* [Provided information]
[start]

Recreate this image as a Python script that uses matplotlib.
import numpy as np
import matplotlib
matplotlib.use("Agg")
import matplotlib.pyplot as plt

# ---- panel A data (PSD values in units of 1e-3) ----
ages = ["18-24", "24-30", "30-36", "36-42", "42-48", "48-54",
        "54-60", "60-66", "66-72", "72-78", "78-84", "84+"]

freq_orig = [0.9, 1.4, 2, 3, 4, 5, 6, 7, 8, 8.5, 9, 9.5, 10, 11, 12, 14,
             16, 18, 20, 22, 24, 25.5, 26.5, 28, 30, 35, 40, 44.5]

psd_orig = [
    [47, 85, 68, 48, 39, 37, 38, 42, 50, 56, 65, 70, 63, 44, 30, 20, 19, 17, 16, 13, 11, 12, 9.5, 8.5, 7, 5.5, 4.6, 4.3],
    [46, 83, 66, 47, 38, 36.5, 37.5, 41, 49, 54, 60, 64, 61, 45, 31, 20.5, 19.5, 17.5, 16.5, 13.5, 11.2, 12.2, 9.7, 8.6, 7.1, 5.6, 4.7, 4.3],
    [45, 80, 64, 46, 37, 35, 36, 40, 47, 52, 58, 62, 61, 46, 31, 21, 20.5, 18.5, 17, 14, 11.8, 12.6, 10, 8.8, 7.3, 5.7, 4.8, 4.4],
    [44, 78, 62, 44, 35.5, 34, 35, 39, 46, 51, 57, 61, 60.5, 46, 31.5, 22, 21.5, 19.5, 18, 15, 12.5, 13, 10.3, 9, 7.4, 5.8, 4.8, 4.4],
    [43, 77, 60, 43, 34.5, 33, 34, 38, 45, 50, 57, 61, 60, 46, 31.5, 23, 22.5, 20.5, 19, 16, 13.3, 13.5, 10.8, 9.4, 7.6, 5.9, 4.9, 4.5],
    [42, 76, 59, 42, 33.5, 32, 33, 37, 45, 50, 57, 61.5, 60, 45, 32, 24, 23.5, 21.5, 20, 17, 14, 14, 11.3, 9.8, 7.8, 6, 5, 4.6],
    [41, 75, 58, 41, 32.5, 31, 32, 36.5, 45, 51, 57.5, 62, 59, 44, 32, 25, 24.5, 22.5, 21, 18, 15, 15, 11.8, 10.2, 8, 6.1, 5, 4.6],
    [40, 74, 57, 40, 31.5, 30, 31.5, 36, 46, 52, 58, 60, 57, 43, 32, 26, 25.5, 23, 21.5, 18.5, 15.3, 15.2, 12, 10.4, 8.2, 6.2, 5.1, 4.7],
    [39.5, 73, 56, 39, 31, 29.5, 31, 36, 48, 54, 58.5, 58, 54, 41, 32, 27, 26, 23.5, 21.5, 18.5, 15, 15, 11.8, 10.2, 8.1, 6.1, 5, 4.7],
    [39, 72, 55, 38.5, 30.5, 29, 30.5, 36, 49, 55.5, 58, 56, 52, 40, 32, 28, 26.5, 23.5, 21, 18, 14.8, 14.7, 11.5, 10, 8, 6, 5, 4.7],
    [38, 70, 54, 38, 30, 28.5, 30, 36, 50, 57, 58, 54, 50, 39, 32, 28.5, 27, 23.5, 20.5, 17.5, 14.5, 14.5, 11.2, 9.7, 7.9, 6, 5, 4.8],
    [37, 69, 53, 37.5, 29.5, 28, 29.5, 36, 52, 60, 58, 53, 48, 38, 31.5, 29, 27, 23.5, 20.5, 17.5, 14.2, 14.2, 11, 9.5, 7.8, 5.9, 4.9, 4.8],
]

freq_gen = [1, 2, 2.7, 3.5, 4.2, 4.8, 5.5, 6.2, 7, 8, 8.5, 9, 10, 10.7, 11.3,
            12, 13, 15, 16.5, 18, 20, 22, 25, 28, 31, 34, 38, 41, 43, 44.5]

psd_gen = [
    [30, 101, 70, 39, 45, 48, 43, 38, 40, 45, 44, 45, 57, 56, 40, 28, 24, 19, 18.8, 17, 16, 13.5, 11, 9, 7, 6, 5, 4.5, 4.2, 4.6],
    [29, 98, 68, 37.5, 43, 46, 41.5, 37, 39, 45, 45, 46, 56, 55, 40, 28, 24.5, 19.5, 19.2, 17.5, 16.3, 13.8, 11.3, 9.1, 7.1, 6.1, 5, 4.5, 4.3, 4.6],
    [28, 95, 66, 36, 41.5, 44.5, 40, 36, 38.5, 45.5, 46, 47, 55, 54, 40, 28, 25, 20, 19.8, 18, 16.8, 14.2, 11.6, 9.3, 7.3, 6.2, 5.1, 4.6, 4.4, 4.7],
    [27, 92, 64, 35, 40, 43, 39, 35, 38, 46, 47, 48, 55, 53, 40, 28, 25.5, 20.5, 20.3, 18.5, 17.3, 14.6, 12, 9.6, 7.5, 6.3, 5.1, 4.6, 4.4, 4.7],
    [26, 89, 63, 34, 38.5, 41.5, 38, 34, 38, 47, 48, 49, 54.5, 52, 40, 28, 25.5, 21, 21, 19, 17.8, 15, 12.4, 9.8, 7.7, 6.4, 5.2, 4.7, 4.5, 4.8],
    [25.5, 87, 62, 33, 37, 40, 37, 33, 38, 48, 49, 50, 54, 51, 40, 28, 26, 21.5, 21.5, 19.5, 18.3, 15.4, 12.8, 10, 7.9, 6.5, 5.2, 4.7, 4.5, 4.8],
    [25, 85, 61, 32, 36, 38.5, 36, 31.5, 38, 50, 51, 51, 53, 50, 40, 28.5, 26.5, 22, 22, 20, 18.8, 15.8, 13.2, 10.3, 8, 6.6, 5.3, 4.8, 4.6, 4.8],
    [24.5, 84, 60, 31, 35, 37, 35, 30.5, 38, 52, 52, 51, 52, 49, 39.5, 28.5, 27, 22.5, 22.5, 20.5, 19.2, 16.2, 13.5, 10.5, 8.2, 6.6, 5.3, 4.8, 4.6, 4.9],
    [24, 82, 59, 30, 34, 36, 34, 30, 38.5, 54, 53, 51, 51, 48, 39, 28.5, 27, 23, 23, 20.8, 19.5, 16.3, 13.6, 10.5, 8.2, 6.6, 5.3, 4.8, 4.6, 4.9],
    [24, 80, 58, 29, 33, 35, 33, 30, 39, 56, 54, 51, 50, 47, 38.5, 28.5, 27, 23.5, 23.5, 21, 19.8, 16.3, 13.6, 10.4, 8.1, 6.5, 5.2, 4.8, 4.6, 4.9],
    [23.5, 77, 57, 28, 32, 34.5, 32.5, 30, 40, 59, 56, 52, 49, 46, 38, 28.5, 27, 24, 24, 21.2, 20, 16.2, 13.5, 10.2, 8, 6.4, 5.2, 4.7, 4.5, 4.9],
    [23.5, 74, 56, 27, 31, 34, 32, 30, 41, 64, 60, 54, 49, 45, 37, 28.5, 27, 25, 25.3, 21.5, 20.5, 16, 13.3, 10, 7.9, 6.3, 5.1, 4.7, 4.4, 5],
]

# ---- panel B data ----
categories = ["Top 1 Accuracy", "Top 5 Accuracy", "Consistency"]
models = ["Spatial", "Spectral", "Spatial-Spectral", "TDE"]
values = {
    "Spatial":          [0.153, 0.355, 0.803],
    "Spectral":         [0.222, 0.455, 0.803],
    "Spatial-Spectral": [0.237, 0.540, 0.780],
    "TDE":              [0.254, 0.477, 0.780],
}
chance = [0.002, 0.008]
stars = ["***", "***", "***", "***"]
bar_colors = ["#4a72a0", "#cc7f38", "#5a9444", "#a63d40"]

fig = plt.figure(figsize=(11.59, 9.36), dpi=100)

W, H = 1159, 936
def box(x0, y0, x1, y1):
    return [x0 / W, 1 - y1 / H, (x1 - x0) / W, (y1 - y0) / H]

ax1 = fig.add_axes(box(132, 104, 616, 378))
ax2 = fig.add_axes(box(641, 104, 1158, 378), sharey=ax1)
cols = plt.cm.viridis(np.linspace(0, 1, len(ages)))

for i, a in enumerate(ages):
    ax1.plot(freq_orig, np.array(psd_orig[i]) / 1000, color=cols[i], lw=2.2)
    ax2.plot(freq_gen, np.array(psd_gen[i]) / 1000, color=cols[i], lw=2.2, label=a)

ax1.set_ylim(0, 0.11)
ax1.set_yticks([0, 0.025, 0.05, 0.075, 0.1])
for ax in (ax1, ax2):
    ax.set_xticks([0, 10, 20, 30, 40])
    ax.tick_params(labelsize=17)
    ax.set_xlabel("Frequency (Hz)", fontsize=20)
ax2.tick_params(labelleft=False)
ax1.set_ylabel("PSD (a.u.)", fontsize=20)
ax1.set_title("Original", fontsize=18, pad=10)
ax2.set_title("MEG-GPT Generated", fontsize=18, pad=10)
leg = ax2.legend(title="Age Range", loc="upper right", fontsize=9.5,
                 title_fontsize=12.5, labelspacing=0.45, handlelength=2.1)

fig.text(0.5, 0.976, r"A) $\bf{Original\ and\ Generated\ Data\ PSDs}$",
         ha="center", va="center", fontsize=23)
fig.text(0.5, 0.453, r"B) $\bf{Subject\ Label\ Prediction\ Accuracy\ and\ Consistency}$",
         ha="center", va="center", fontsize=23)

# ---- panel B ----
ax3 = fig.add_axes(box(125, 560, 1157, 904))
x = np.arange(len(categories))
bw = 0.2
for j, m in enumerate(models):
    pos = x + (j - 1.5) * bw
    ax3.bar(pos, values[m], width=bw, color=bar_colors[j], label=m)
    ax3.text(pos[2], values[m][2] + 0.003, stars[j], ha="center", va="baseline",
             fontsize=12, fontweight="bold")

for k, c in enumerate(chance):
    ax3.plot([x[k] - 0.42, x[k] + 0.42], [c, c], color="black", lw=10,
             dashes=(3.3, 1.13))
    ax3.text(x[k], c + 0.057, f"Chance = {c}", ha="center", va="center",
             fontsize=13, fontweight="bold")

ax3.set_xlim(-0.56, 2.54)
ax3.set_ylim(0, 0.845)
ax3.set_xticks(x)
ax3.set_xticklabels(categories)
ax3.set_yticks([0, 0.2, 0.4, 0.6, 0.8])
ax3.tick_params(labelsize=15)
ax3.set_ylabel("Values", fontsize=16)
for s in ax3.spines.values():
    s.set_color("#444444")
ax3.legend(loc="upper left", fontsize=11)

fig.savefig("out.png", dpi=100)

[end]
[start]

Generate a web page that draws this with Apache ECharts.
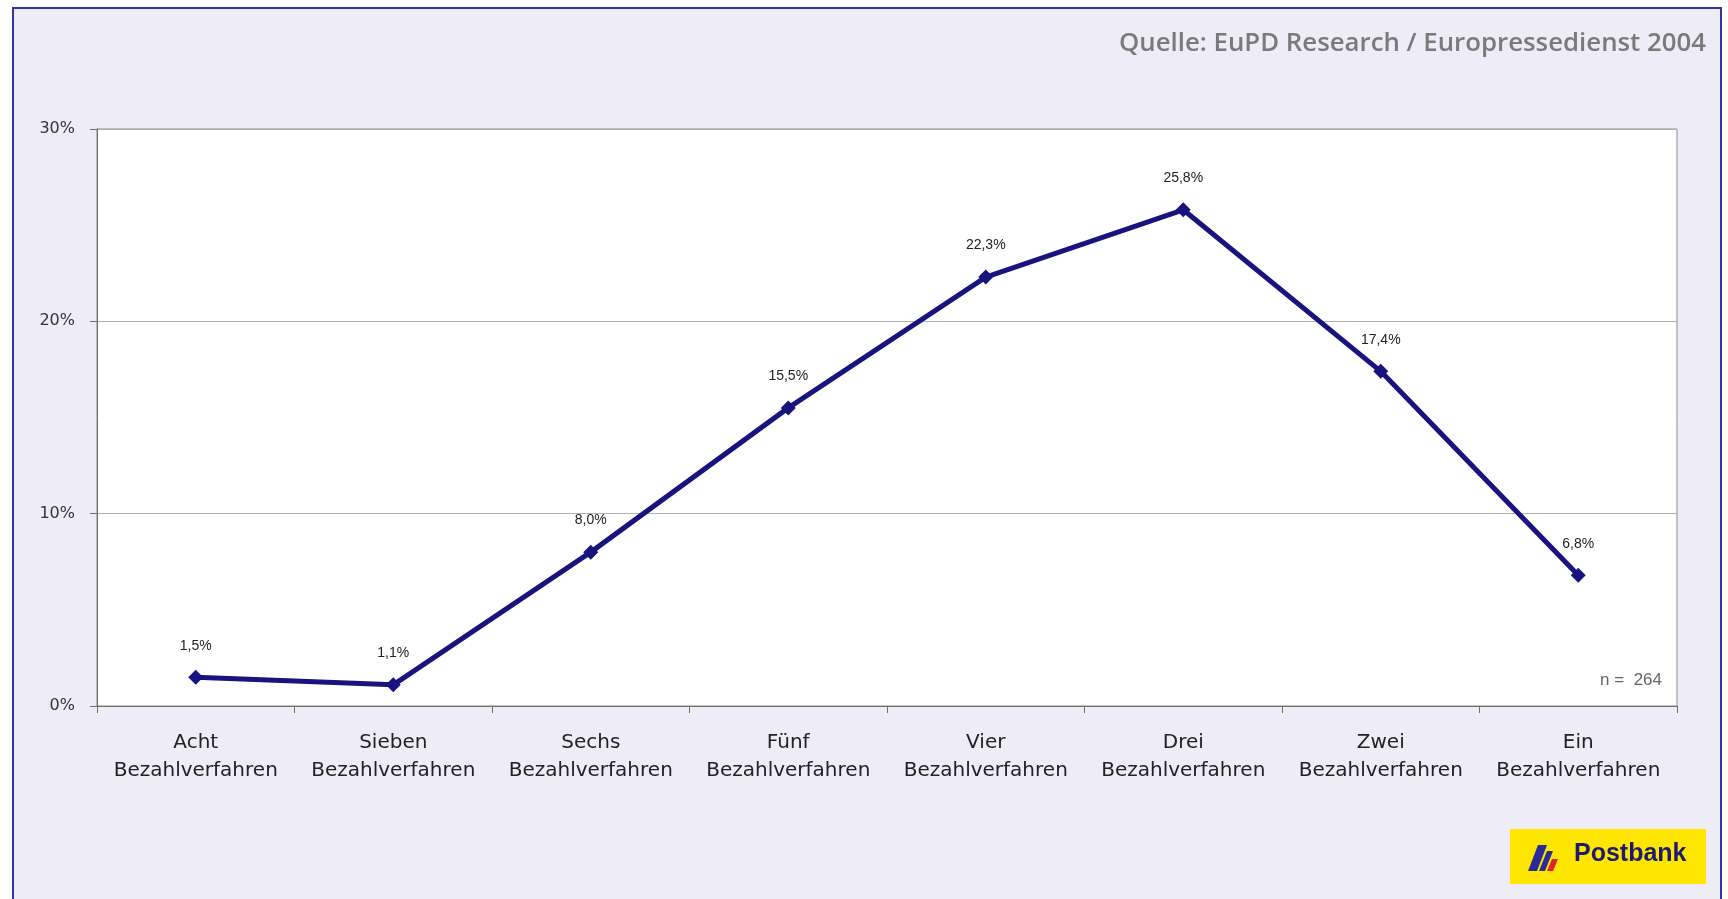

[end]
[start]

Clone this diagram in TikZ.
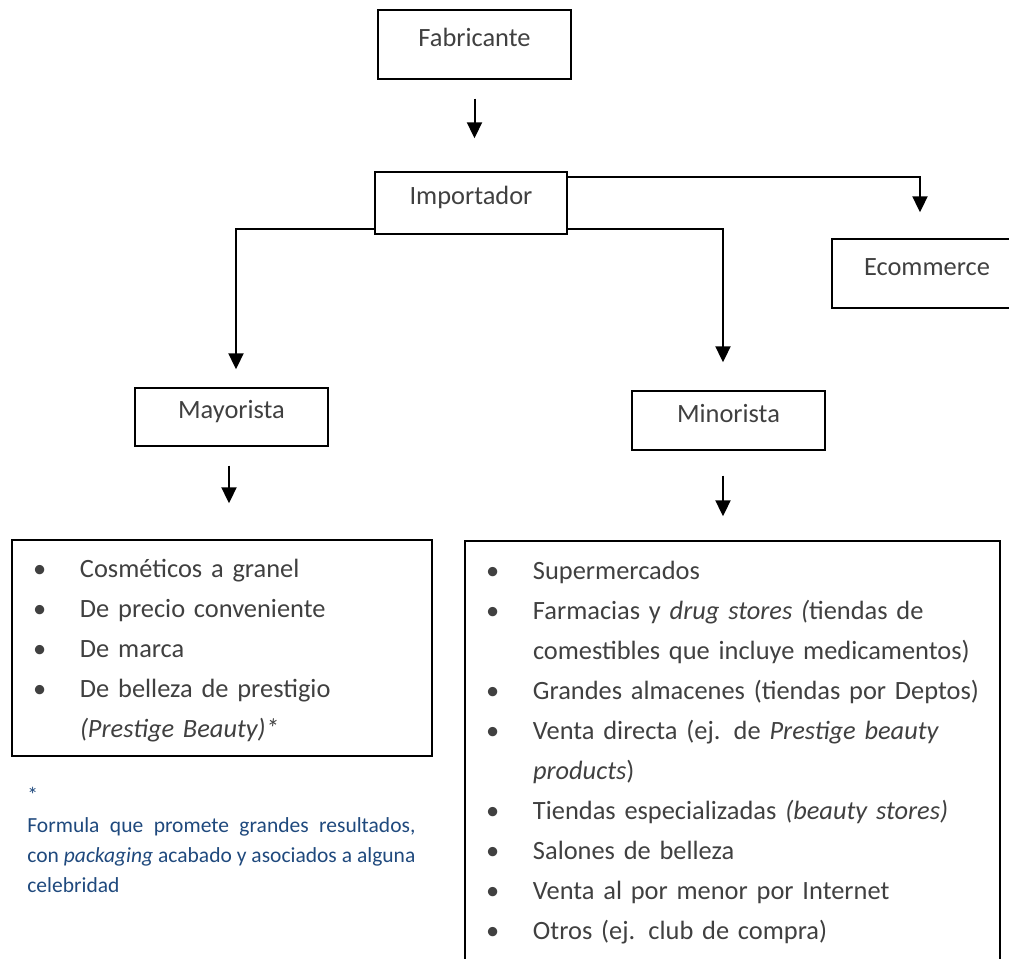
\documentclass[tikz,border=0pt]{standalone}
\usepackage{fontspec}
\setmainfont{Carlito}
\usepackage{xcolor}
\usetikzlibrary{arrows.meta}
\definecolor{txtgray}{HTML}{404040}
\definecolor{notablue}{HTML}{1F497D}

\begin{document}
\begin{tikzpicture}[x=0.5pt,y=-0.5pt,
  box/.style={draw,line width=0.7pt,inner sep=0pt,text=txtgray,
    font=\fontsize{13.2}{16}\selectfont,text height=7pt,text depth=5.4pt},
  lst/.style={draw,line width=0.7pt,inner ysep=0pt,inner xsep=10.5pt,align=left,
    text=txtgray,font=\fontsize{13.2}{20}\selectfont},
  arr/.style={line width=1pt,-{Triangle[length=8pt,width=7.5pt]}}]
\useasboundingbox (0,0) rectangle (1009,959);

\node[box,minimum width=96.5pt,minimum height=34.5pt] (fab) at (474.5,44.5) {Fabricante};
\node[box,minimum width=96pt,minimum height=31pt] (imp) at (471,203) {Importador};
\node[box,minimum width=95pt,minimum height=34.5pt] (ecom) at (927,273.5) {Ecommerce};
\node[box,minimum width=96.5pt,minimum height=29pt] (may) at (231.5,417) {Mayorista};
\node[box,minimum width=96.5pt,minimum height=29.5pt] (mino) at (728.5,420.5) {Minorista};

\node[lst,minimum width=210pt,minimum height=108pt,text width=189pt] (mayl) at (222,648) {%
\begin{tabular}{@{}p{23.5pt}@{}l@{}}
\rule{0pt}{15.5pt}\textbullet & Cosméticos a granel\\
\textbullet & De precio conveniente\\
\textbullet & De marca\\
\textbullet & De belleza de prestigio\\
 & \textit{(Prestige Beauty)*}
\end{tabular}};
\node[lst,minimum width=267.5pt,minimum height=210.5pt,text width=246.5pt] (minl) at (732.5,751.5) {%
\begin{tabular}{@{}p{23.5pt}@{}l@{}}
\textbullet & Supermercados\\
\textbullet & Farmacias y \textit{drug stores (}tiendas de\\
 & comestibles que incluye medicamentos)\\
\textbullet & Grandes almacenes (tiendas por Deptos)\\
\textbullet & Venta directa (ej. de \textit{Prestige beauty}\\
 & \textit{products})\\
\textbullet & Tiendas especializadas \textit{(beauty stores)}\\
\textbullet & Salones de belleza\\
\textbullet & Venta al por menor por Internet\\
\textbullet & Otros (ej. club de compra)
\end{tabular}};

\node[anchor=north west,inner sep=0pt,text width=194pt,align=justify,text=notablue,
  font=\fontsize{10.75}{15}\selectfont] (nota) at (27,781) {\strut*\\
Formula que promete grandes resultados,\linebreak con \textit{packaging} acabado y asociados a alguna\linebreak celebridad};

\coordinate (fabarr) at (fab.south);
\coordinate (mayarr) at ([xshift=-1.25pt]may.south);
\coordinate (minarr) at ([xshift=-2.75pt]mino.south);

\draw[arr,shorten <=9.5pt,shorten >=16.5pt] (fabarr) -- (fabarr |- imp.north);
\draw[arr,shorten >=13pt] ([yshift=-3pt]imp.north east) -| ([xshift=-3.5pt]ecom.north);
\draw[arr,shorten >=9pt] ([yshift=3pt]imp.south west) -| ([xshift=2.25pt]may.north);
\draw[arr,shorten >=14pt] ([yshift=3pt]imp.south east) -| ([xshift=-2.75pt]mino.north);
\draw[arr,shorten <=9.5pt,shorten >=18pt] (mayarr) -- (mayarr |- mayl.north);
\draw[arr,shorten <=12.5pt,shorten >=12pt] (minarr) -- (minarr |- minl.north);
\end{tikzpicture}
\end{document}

[end]

* [What to produce]
From the records above, give again only the part that opens with the line containing "Clone this diagram in TikZ." and closes with the line containing "(0,0) rectangle (1009,959);". Keep both ends but drop the pictures.

* [Response to the exercise]
Clone this diagram in TikZ.
\documentclass[tikz,border=0pt]{standalone}
\usepackage{fontspec}
\setmainfont{Carlito}
\usepackage{xcolor}
\usetikzlibrary{arrows.meta}
\definecolor{txtgray}{HTML}{404040}
\definecolor{notablue}{HTML}{1F497D}

\begin{document}
\begin{tikzpicture}[x=0.5pt,y=-0.5pt,
  box/.style={draw,line width=0.7pt,inner sep=0pt,text=txtgray,
    font=\fontsize{13.2}{16}\selectfont,text height=7pt,text depth=5.4pt},
  lst/.style={draw,line width=0.7pt,inner ysep=0pt,inner xsep=10.5pt,align=left,
    text=txtgray,font=\fontsize{13.2}{20}\selectfont},
  arr/.style={line width=1pt,-{Triangle[length=8pt,width=7.5pt]}}]
\useasboundingbox (0,0) rectangle (1009,959);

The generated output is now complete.